--- Information supplied ---
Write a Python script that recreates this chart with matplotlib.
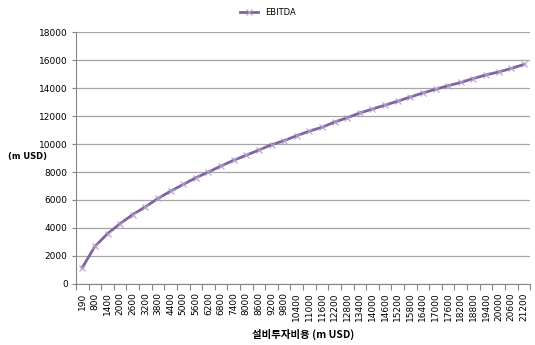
import matplotlib
matplotlib.use('Agg')
import matplotlib.pyplot as plt
import numpy as np

plt.rcParams['font.family'] = ['Noto Sans CJK KR', 'DejaVu Sans']

capex = [190] + list(range(800, 21201, 600))
ebitda = [1170, 2680, 3590, 4310, 4960, 5510, 6110, 6630, 7110, 7590,
          8000, 8430, 8840, 9200, 9570, 9950, 10240, 10600, 10920, 11200,
          11570, 11880, 12220, 12500, 12780, 13060, 13360, 13650, 13910, 14170,
          14400, 14680, 14940, 15150, 15400, 15690]
yticks = np.arange(0, 18001, 2000)

fig = plt.figure(figsize=(5.35, 3.45), dpi=100)
ax = fig.add_axes([0.142, 0.177, 0.849, 0.730])

x = np.arange(len(capex))
ax.plot(x, ebitda, color='#8064A2', lw=2, marker='x', ms=5, mew=0.8,
        mec='#B3A2C7', label='EBITDA', zorder=3)

ax.set_xlim(-0.5, len(capex) - 0.5)
ax.set_ylim(0, 18000)
ax.set_yticks(yticks)
ax.set_yticklabels([str(v) for v in yticks], fontsize=6.5, family='DejaVu Sans')
ax.set_xticks(x)
ax.set_xticklabels([str(v) for v in capex], rotation=90, fontsize=6.5,
                   family='DejaVu Sans')
ax.set_xticks(np.arange(-0.5, len(capex), 1), minor=True)
ax.tick_params(axis='x', which='major', length=0, pad=6)
ax.tick_params(axis='x', which='minor', length=4, color='#868686', width=0.8)
ax.tick_params(axis='y', length=3, color='#868686', width=0.8, pad=3)

ax.grid(axis='y', color='#a6a6a6', lw=0.9)
ax.set_axisbelow(True)
for side in ['top', 'right']:
    ax.spines[side].set_visible(False)
for side in ['left', 'bottom']:
    ax.spines[side].set_color('#868686')
    ax.spines[side].set_linewidth(0.8)

fig.text(0.015, 0.545, '(m USD)', fontsize=6, fontweight='bold', va='center',
         family='DejaVu Sans')
ax.set_xlabel('설비투자비용 (m USD)', fontsize=7.5, fontweight='bold', labelpad=6)

fig.legend(loc='upper center', bbox_to_anchor=(0.5, 1.0), frameon=False,
           fontsize=6, handlelength=2.2, prop={'family': 'DejaVu Sans', 'size': 6})

fig.savefig('out.png', dpi=100)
---
| Goal |
Restate the listing above word for word, and skip the pictures.

| Answer |
Write a Python script that recreates this chart with matplotlib.
import matplotlib
matplotlib.use('Agg')
import matplotlib.pyplot as plt
import numpy as np

plt.rcParams['font.family'] = ['Noto Sans CJK KR', 'DejaVu Sans']

capex = [190] + list(range(800, 21201, 600))
ebitda = [1170, 2680, 3590, 4310, 4960, 5510, 6110, 6630, 7110, 7590,
          8000, 8430, 8840, 9200, 9570, 9950, 10240, 10600, 10920, 11200,
          11570, 11880, 12220, 12500, 12780, 13060, 13360, 13650, 13910, 14170,
          14400, 14680, 14940, 15150, 15400, 15690]
yticks = np.arange(0, 18001, 2000)

fig = plt.figure(figsize=(5.35, 3.45), dpi=100)
ax = fig.add_axes([0.142, 0.177, 0.849, 0.730])

x = np.arange(len(capex))
ax.plot(x, ebitda, color='#8064A2', lw=2, marker='x', ms=5, mew=0.8,
        mec='#B3A2C7', label='EBITDA', zorder=3)

ax.set_xlim(-0.5, len(capex) - 0.5)
ax.set_ylim(0, 18000)
ax.set_yticks(yticks)
ax.set_yticklabels([str(v) for v in yticks], fontsize=6.5, family='DejaVu Sans')
ax.set_xticks(x)
ax.set_xticklabels([str(v) for v in capex], rotation=90, fontsize=6.5,
                   family='DejaVu Sans')
ax.set_xticks(np.arange(-0.5, len(capex), 1), minor=True)
ax.tick_params(axis='x', which='major', length=0, pad=6)
ax.tick_params(axis='x', which='minor', length=4, color='#868686', width=0.8)
ax.tick_params(axis='y', length=3, color='#868686', width=0.8, pad=3)

ax.grid(axis='y', color='#a6a6a6', lw=0.9)
ax.set_axisbelow(True)
for side in ['top', 'right']:
    ax.spines[side].set_visible(False)
for side in ['left', 'bottom']:
    ax.spines[side].set_color('#868686')
    ax.spines[side].set_linewidth(0.8)

fig.text(0.015, 0.545, '(m USD)', fontsize=6, fontweight='bold', va='center',
         family='DejaVu Sans')
ax.set_xlabel('설비투자비용 (m USD)', fontsize=7.5, fontweight='bold', labelpad=6)

fig.legend(loc='upper center', bbox_to_anchor=(0.5, 1.0), frameon=False,
           fontsize=6, handlelength=2.2, prop={'family': 'DejaVu Sans', 'size': 6})

fig.savefig('out.png', dpi=100)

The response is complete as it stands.